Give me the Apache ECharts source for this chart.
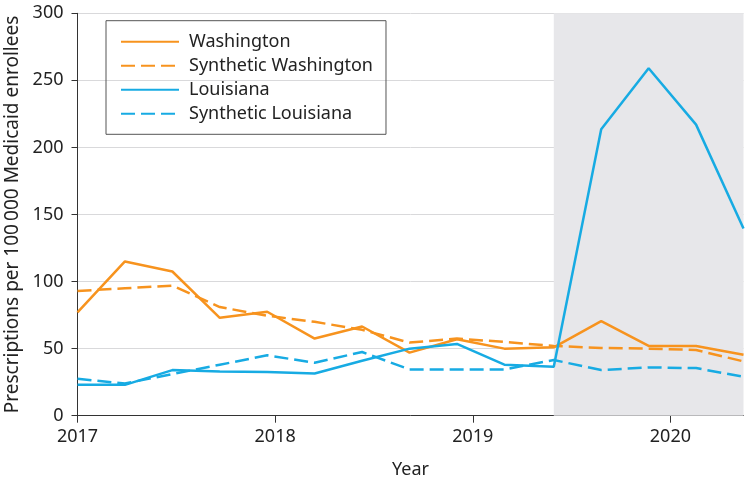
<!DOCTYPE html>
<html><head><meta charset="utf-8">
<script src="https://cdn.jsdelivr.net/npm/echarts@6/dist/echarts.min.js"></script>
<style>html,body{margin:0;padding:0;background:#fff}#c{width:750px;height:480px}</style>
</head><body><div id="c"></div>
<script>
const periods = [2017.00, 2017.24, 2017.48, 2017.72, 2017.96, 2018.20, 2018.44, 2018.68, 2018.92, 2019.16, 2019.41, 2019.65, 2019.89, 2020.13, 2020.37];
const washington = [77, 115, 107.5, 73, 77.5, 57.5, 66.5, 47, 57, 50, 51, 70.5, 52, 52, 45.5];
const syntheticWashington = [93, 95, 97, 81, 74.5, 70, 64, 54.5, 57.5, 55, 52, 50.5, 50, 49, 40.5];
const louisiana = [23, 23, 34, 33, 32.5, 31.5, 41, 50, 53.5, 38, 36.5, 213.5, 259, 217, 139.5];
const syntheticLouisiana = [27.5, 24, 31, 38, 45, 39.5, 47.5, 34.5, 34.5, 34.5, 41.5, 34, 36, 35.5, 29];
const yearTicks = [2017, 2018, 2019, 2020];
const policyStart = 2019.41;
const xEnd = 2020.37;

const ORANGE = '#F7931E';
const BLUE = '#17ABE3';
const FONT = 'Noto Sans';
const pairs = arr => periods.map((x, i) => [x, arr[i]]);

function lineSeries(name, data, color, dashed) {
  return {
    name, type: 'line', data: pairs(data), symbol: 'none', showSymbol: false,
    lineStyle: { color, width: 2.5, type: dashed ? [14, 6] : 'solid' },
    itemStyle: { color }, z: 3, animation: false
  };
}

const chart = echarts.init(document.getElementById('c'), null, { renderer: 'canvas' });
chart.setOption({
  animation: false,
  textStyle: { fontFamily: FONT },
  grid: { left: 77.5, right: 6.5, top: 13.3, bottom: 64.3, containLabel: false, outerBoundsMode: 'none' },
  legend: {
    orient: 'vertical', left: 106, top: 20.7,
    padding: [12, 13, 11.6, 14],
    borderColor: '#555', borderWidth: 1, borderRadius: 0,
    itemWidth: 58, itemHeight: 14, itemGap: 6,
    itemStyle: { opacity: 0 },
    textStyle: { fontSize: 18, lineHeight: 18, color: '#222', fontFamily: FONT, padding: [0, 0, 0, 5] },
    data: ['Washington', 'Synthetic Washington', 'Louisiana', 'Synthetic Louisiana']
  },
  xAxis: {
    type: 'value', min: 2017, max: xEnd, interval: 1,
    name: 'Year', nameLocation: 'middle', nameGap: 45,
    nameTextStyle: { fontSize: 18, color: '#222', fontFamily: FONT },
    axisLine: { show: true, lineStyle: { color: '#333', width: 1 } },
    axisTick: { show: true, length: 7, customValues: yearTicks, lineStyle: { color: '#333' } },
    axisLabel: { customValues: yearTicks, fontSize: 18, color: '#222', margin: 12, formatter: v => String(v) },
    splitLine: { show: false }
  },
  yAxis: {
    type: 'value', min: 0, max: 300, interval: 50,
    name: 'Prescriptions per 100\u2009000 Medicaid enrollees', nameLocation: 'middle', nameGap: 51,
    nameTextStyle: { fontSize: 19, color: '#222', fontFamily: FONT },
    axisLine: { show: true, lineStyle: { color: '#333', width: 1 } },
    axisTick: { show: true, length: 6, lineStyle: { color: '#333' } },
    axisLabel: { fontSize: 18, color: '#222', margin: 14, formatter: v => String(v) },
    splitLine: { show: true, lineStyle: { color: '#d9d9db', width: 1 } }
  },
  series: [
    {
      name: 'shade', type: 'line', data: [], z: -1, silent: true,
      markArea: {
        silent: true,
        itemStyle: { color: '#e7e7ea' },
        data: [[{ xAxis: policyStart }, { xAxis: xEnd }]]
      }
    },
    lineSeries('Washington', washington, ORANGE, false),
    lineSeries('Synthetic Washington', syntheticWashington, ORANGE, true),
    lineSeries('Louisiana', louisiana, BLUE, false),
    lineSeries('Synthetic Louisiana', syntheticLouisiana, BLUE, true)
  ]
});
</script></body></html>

+ + +

(Instruction):
With the pictures left out, restate word for word every line of the data above, from the first down to the line that contains "const pairs = arr".

(Task response):
Give me the Apache ECharts source for this chart.
<!DOCTYPE html>
<html><head><meta charset="utf-8">
<script src="https://cdn.jsdelivr.net/npm/echarts@6/dist/echarts.min.js"></script>
<style>html,body{margin:0;padding:0;background:#fff}#c{width:750px;height:480px}</style>
</head><body><div id="c"></div>
<script>
const periods = [2017.00, 2017.24, 2017.48, 2017.72, 2017.96, 2018.20, 2018.44, 2018.68, 2018.92, 2019.16, 2019.41, 2019.65, 2019.89, 2020.13, 2020.37];
const washington = [77, 115, 107.5, 73, 77.5, 57.5, 66.5, 47, 57, 50, 51, 70.5, 52, 52, 45.5];
const syntheticWashington = [93, 95, 97, 81, 74.5, 70, 64, 54.5, 57.5, 55, 52, 50.5, 50, 49, 40.5];
const louisiana = [23, 23, 34, 33, 32.5, 31.5, 41, 50, 53.5, 38, 36.5, 213.5, 259, 217, 139.5];
const syntheticLouisiana = [27.5, 24, 31, 38, 45, 39.5, 47.5, 34.5, 34.5, 34.5, 41.5, 34, 36, 35.5, 29];
const yearTicks = [2017, 2018, 2019, 2020];
const policyStart = 2019.41;
const xEnd = 2020.37;

const ORANGE = '#F7931E';
const BLUE = '#17ABE3';
const FONT = 'Noto Sans';
const pairs = arr => periods.map((x, i) => [x, arr[i]]);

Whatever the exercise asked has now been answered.